# The Terminal



## bleachrocks (Dec 1, 2004)

hey i know this might be a repost  but i saw the terminal yesterday and i liked it. KRAKOSHIA! tom hanks accent was dead on. post anyhting you want about it


----------



## Tastadoda (Dec 1, 2004)

I though it was ok but I felt sorry for "Victor" in the begining.


----------



## bleachrocks (Dec 2, 2004)

yeah i kno, darm americans are so mean, help him out lol the mans country is under attack


----------



## echo294 (Dec 2, 2004)

this movie was good. tom hanks is one of the best actors in my opinion. the accent and everything...he did it perfectly.


----------



## bleachrocks (Dec 4, 2004)

i agree but i thought the ending suck tho


----------



## Confucius345 (Dec 5, 2004)

Gupta Is The Man!!!!!.....i Love That Guys Sooooo Much!!!


----------



## Naruto514 (Sep 11, 2006)

who here likes the movie THE TERMINAL? it stars tom hanks and catherine zeta jones... its a really good movie
the setting is in an american airport wen tom hanks gets stuck in it for weeks because his country "krakhozia" is having a civil war. thats about it.


----------



## Ongakukage (Feb 14, 2007)

This movie is amazing, I could watch it for hours on end and not ever get tired of it.


----------



## Mojim (Feb 14, 2007)

echo294 said:


> this movie was good. tom hanks is one of the best actors in my opinion. the accent and everything...he did it perfectly.

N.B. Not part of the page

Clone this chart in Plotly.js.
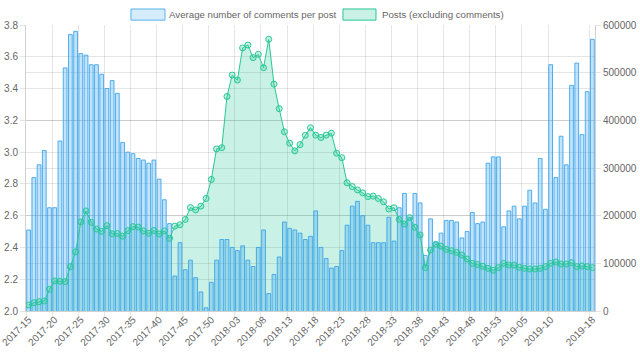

Couldn't agree with you more ^^


----------



## Ash (Feb 15, 2007)

It was a good movie. I didn't like the ending though. It had the Tom Hanks-leave-you-in-suspense ending. Unless there's a sequel to the movies with those endings, I'd much rather see what happens.


----------



## Maverick (Feb 16, 2007)

Yeah, it's too bad he didn't hook up with that flight attendant at the end. =/

But atleast he was able to do what he had intended on doing in the first place.


----------



## Uncle Lunchwagon (Feb 16, 2007)

It was excellent.


----------



## Sakura (Feb 16, 2007)

Tom Hanks was awesome.


----------



## Amelie (Feb 16, 2007)

I loved this movie : ) 
Tom Hanks was awesome, the whole story and well, the whoe idea :}


----------